Tiger Woods's philandering notwithstanding, the truth often proves less exciting than the gossip preceding it. So it is with the rumor that physicists had detected dark matter--the mysterious stuff whose gravity appears to hold the galaxies together. Today, physicists working with an underground particle detector reported that they have indeed seen a couple of candidate particles, just as Internet buzz had it. However, researchers cannot rule out the possibility that the two were ordinary particles, and they make no claim to have discovered dark matter.
"Nobody should be attempting to say that this is evidence" for dark-matter particles, says Richard Gaitskell, a physicist at Brown University who was not involved in the experiment.
The results come from the Cryogenic Dark Matter Search (CDMS), an array of exquisitely sensitive particle detectors lurking 747 meters down in the Soudan mine in Minnesota. The detectors are semiconducting disks designed to detect so-called weakly interacting massive particles (WIMPs), hypothetical particles thought to make up elusive dark matter. Because WIMPs (if they exist) are heavy, vast clouds of them could provide the gravity needed to hold galaxies like our Milky Way together. Yet WIMPs would be nearly undetectable otherwise, as they would interact with ordinary atoms so feebly.
Since 2003, CDMS team members have been trying to spot the distinctive electrical and heat signals of WIMPs knocking into the atomic nuclei in their detectors. And for the first time, researchers have seen at least some events that look like WIMPs, members of the 80-person collaboration reported today in simultaneous talks at the Fermi National Accelerator Laboratory (Fermilab) in Batavia, Illinois, and SLAC National Accelerator Laboratory in Menlo Park, California. The CDMS team sees two such events, the researchers report.
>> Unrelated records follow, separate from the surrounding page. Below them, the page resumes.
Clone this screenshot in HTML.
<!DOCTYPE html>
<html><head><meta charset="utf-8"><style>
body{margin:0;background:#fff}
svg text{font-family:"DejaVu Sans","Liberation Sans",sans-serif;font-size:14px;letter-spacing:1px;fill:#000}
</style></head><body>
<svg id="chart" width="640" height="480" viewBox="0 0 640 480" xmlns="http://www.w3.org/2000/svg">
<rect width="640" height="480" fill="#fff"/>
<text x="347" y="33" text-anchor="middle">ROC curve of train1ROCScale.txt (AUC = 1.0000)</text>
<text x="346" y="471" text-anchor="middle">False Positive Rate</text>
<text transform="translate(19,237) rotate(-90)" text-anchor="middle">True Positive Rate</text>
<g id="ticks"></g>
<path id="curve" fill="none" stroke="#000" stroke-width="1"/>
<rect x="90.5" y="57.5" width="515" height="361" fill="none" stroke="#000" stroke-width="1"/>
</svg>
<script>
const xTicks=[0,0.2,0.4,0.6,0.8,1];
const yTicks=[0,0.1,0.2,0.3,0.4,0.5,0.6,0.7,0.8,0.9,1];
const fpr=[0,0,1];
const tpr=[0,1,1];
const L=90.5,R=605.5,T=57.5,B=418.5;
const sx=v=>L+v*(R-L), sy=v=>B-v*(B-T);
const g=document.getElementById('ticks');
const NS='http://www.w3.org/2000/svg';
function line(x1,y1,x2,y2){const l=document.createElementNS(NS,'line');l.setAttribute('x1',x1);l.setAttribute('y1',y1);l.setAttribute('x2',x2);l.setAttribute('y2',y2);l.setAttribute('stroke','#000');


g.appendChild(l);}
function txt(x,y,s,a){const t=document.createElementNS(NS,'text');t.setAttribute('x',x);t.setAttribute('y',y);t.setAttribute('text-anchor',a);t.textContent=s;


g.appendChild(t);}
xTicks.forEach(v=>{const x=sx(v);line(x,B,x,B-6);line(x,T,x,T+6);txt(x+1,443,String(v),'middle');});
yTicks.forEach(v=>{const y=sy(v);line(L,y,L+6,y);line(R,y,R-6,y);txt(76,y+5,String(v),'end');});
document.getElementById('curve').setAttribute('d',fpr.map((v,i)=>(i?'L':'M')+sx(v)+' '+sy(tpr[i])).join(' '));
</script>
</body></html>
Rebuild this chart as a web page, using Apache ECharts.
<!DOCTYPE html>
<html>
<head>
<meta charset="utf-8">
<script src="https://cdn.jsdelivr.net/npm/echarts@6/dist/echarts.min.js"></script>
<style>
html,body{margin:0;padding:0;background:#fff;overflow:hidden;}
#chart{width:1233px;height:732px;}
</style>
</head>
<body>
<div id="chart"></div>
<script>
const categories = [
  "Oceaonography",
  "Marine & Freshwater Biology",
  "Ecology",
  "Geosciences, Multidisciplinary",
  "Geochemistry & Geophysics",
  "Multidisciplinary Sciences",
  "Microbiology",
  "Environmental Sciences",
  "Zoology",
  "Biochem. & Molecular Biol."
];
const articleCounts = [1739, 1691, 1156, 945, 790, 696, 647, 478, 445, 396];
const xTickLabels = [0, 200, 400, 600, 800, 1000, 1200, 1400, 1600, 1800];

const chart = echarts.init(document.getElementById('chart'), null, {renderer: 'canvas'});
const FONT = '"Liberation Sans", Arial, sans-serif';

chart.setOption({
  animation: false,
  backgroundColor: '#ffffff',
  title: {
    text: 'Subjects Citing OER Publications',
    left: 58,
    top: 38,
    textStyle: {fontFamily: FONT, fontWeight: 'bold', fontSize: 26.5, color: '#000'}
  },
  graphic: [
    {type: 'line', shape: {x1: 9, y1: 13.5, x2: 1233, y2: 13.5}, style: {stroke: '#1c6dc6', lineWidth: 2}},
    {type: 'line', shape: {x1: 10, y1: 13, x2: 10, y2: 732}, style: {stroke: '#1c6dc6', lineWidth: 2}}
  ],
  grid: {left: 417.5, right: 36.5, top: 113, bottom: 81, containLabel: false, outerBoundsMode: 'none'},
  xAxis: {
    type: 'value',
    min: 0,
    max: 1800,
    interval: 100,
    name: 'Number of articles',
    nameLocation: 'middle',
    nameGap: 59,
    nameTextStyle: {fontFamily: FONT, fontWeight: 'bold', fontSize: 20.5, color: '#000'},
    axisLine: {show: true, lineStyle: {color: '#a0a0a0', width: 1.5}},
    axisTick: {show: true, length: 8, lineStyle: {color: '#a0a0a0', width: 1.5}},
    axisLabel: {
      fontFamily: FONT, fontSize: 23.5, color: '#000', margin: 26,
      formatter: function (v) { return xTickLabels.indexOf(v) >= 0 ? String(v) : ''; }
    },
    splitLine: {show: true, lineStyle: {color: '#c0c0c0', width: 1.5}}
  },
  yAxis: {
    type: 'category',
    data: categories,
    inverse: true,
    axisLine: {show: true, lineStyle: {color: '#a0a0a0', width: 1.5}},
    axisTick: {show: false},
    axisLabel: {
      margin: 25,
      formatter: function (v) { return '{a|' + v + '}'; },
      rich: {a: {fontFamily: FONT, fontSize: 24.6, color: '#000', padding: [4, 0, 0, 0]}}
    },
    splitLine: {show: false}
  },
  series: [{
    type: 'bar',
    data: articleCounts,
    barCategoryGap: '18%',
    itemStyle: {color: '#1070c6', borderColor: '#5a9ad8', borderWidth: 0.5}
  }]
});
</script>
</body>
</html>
Unfortunately, ordinary particles may wander into the detector and create "background" events that mimic WIMPs. In fact, the reason detectors operate deep underground is to shield them from cosmic rays that might produce those backgrounds. Even taking precautions to weed out such events, researchers expected to see about one background event in a data set of the current size, and there's a 25% chance of seeing two or more.
So should the CDMS result be taken as an observation of dark matter? "Absolutely not," says Edward Thorndike, an experimental particle physicist at the University of Rochester in New York state. The 25% chance that the purported "signal" is actually just a few extra background events is far too big to justify any claim of discovery, he says. "If you're going after something that's going to send you to Stockholm, [that probability] better be well below 1%."
Even so, Joseph Lykken, a theorist at Fermilab, says he's relieved that CDMS has finally seen something. WIMPs are predicted to exist by theories involving a principle called supersymmetry, which posits a heavy partner for every particle currently known. Had CDMS continued to see nothing, the results would have undermined those theories. So seeing something is better than seeing nothing, Lykken says.
Gaitskell disagrees. Statistically speaking, he notes, with an expected background of one event, the probability of seeing zero events is almost the same as the probability of seeing two, so both are equally consistent with no WIMPS at all, he says. "As Christmas presents, they're both a pair of socks."
All agree that much more data is needed. That could come quickly, as the much-larger XENON100 detector in Gran Sasso, Italy, and other detectors come on line. At the same time, astrophysical observation could provide evidence of dark-matter particles annihilating each other, and the world's largest atom smasher, Europe's Large Hadron Collider, could make such particles by blasting protons together at ultrahigh energy. All of these efforts could pay off soon, Lykken says. "Next year will be the year of dark matter," he says. "I'll be very surprised if it isn't." But are the chances of disappointment 25% or less than 1%?